Oneohtrix Point Never – Still Life (Betamale)
Si vous êtes passés à côté de l’exceptionnel R Plus Seven, l’album de Oneohtrix Point Never aka Daniel Lopatin, il n’est pas trop tard pour vous rattraper. La vidéo qui va suivre vous en convaincra peut-être. Still Life est un morceau lourd de sens, une expérience à la fois anxiogène et apaisante, la bande originale d’un périple dans l’abysse du projet Internet. L’ancien 4Chan — perdu à jamais —, les forums douteux de Usenet et du Deep Web… Personne ne peut prétendre être sorti complètement intact de ce genre d’expérience. C’est une question de sanité d’esprit. Quand tu regardes l’abîme, l’abîme regarde aussi en toi. C’est de cette interactivité entre sujet et objet dont il est question dans le clip de Still Life : comment Internet et son contenu nous ont-ils altérés à jamais ?
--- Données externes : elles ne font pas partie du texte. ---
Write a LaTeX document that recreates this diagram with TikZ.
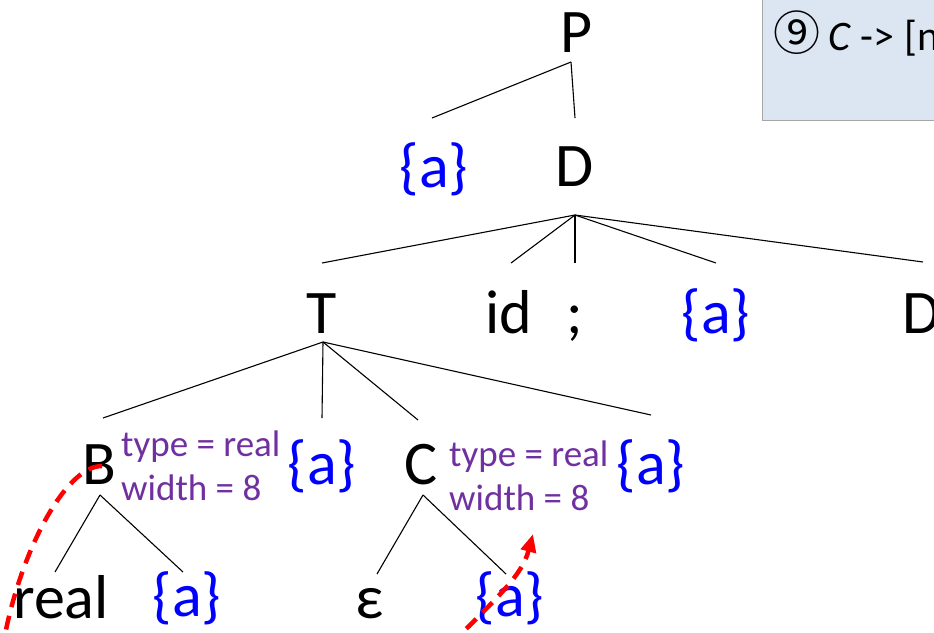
\documentclass[tikz,border=0pt]{standalone}
\usepackage{fontspec}
\setmainfont{Carlito}
\newfontfamily\cjk{Noto Sans CJK SC}
\usetikzlibrary{arrows.meta,calc}
\definecolor{pur}{HTML}{7030A0}
\definecolor{boxfill}{HTML}{DCE6F2}
\definecolor{boxline}{HTML}{A6A6A6}
\begin{document}
\begin{tikzpicture}[x=1pt,y=-1pt,
  big/.style={font=\fontsize{62}{66}\selectfont, inner sep=0pt, anchor=base},
  act/.style={big, text=blue},
  attr/.style={font=\fontsize{37}{42}\selectfont, text=pur, inner sep=0pt, anchor=base west},
  edge/.style={line width=1.1pt},
  flow/.style={red, line width=4.5pt, dash pattern=on 14pt off 9pt}]
\useasboundingbox (0,0) rectangle (934,632);
\begin{scope}
\clip (0,0) rectangle (934,632);
\draw[draw=boxline, line width=1pt, fill=boxfill] (762,-5) rectangle (980,120);
\node[font=\fontsize{42}{46}\selectfont, anchor=base west, inner sep=0pt] (rule) at (773,50)
  {{\cjk\fontsize{47}{50}\selectfont ⑨}\hspace{0.2em}\textit{C} -> [n};
\end{scope}

\node[big] (P) at (577,52) {P};
\node[act] (a1) at (434,187) {\{a\}};
\node[big] (D1) at (575,186) {D};
\node[big] (T) at (322,333) {T};
\node[big] (id) at (509,333) {id};
\node[big] (semi) at (575,333) {;};
\node[act] (a2) at (716,333) {\{a\}};
\node[big] (D2) at (922,333) {D};
\node[big] (B) at (99,484) {B};
\node[attr] (Bt) at (121,456) {type = real};
\node[attr] (Bw) at (121,500) {width = 8};
\node[act] (a3) at (322,484) {\{a\}};
\node[big] (C) at (421,484) {C};
\node[attr] (Ct) at (449,466) {type = real};
\node[attr] (Cw) at (449,510) {width = 8};
\node[act] (a4) at (651,484) {\{a\}};
\node[big] (real) at (61,618) {real};
\node[act] (a5) at (187,616) {\{a\}};
\node[big] (eps) at (370,618) {ε};
\node[act] (a6) at (510,616) {\{a\}};

\draw[edge] ($(P.base)+(-6,10)$) -- ($(a1.base)+(-2,-69)$);
\draw[edge] ($(P.base)+(-6,10)$) -- ($(D1.base)+(0,-68)$);
\draw[edge] ($(D1.base)+(0,29)$) -- ($(T.base)+(0,-70)$);
\draw[edge] ($(D1.base)+(0,29)$) -- ($(id.base)+(2,-70)$);
\draw[edge] ($(D1.base)+(0,29)$) -- ($(semi.base)+(0,-70)$);
\draw[edge] ($(D1.base)+(0,29)$) -- ($(a2.base)+(0,-70)$);
\draw[edge] ($(D1.base)+(0,29)$) -- ($(D2.base)+(1,-71)$);
\draw[edge] ($(T.base)+(1,9)$) -- ($(B.base)+(4,-66)$);
\draw[edge] ($(T.base)+(1,9)$) -- ($(a3.base)+(0,-66)$);
\draw[edge] ($(T.base)+(1,9)$) -- ($(C.base)+(-3,-64)$);
\draw[edge] ($(T.base)+(1,9)$) -- ($(a4.base)+(0,-69)$);
\draw[edge] ($(B.base)+(1,11)$) -- ($(real.base)+(-6,-46)$);
\draw[edge] ($(B.base)+(1,11)$) -- ($(a5.base)+(-4,-44)$);
\draw[edge] ($(C.base)+(2,11)$) -- ($(eps.base)+(7,-44)$);
\draw[edge] ($(C.base)+(2,11)$) -- ($(a6.base)+(-4,-42)$);

\begin{scope}
\clip (0,0) rectangle (934,632);
\draw[flow] ($(B.base)+(3,-18)$) .. controls ($(B.base)+(-34,-18)$) and ($(real.base)+(-41,-65)$) .. ($(real.base)+(-57,22)$);
\draw[flow, -{Triangle[length=18pt,width=15pt]}] ($(a6.base)+(-60,29)$) .. controls ($(a6.base)+(-10,-21)$) and ($(a6.base)+(12,-41)$) .. ($(a6.base)+(23,-82)$);
\end{scope}
\end{tikzpicture}
\end{document}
Jon Rafman, le réalisateur du clip est un habitué de cet Internet qui ronge le crâne, celui des fantasmes inavouables et des dépressions intarissables — la nécropole des Beautiful Ones. Pour preuve : le lancement du clip de Still Life a eu lieu sur la catégorie musique /mu/ de 4Chan, une belle manière de rendre hommage à la matrice de son inspiration. Sachant que Daniel Lopatin a étroitement collaboré à la réalisation de l’oeuvre de Jon Rafman, difficile de croire qu’il n’est pas lui aussi une âme perdue d’Internet. Leur clip repose sur les Furries, ces animaux anthropomorphes autour desquels s’organise toute une sous-culture : dessins, bandes-dessinées, peluches, déguisements…
A l’origine, les furries ne sont pas des objets d’excitation sexuelle, mais Internet en a décidé autrement. Il existe des dizaines de sites et de forums réservés aux excités de la fourrure. Depuis sa création, la board random de 4Chan est un de ces repères, où des guépards anthropomorphes sodomisent des loups à la musculature saillante et poilue. Pourtant, pour les /b/tards professionnels, les furries sont des intouchables d’Internet, au même titre que les bronies. Ils représentent — pour eux — les pires déviants devant les amateurs de Guro et les pédophiles. Cette haine pour l’anthropomorphisme est issue de l’imaginaire d’Internet, où celui qui bande pour un renard est l’archétype du Betamale.
Difficile de savoir pourquoi les Furries incarnent le Betamale, probablement à cause de leur côté enfantin genre manga mielleux, qui a tout pour déplaire aux /b/tards et autres peuplades agressives. Le Betamale, c’est la victime, l’adolescent crasse et immature effrayé par le monde réel. Réfugié dans le virtuel, il ne vit plus que dans son écran. Devenir un Betamale est la plus grosse angoisse du /b/tard et de ses amis, surtout parce qu’ils savent qu’ils n’en sont pas si loin. Alors, pour s’en prémunir, ils détestent avec force les Betamales et tout ce qui les évoque — y compris les Furries. Ou comment un fantasme est devenu le symbole de la perdition. Tant par la musique que par la vidéo, Jon Rafman et Daniel Lopatin ont réussi à saisir de manière exceptionnelle cette angoisse poisseuse, dont les Furries sont devenus l’égérie.